Фрай Луис де Леон – первый в Испании профессиональный литератор – прямо говорил о тягости современного ему мира: «Что ж, Пастырь наш небесный, Свой гурт бросаешь плачущим и сирым В глухой долине тесной... Вчера – сама отрада, Теперь – добыча мрака и унынья, Взлелеяные чада, Покинутые ныне, Чем станут жить в земной своей пустыне?»(Фрай Луис де Леон. На Вознесение Господне.// Иностранная литература. 1993. №11. С.173). Конечно, эти слова можно рассматривать в отрыве от контекста, то есть от современной поэту действительности, и видеть в них только его веру в мировую гармонию, тоску по ней: «Все в мире – жажда гармонии»(Цит. по: Гелескул А. Поэзия испанских мистиков.//Иностранная литература. 1993. №11. С. 163). Можно в приведенных словах поэта видеть лишь выражение библейского мотива Вознесения (согласно названию). Но, как кажется, Луис де Леон (кстати, обвиненный инквизицией в ереси), посредством символов выражал тоску по свободным временам, чуждым психологическому климату Контрреформации, и в Вознесении можно видеть состояние Испании, покинутой Богом. Во всяком случае, атмосфера Контрреформации сыграла не последнюю роль в развитии подобных настроений в поэте.

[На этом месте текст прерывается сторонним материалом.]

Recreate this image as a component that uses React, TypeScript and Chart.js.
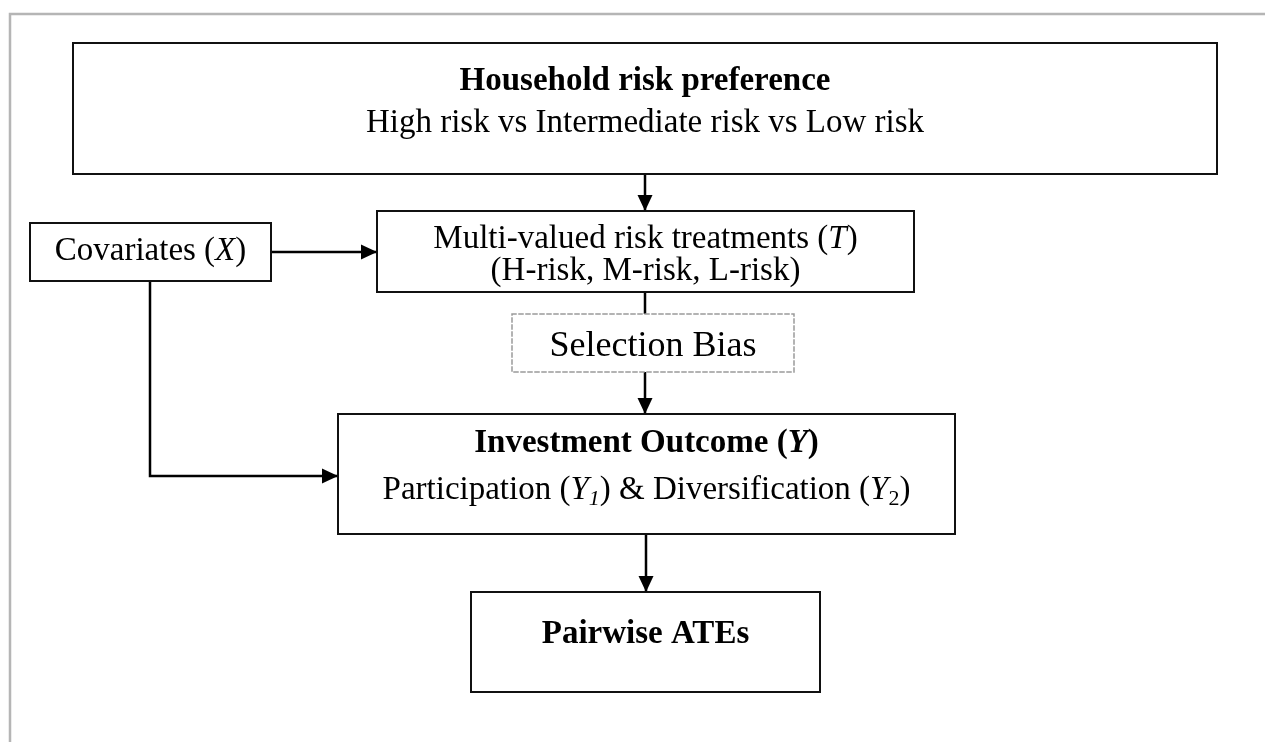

Подтверждением прямой связи развития мистицизма с социально-психологическим климатом Испании изучаемого периода является тот факт, что им была увлечена значительная часть тогдашней интеллигенции (если термин «интеллигенция» применим к данной эпохе). Во второй половине XVI века, то есть с развитием Контрреформации, мистицизм в Испаниии начал завоевывать все больше умов и сердец, и число мистиков росло с ростом репрессий против вольнодумства. По сути, люди бежали в мистику. Мистицизм не был изолированным явлением, присущим только литераторам. Ему были подвержены и ученые, и художники (например,знаменитый Эль Греко, предпочитающий углубляться в духовный мир религиозно одержимого человека, смятенный и тревожный)(Левина И. Искусство Испании XVI-XVII веков. М., 1965. С. 188).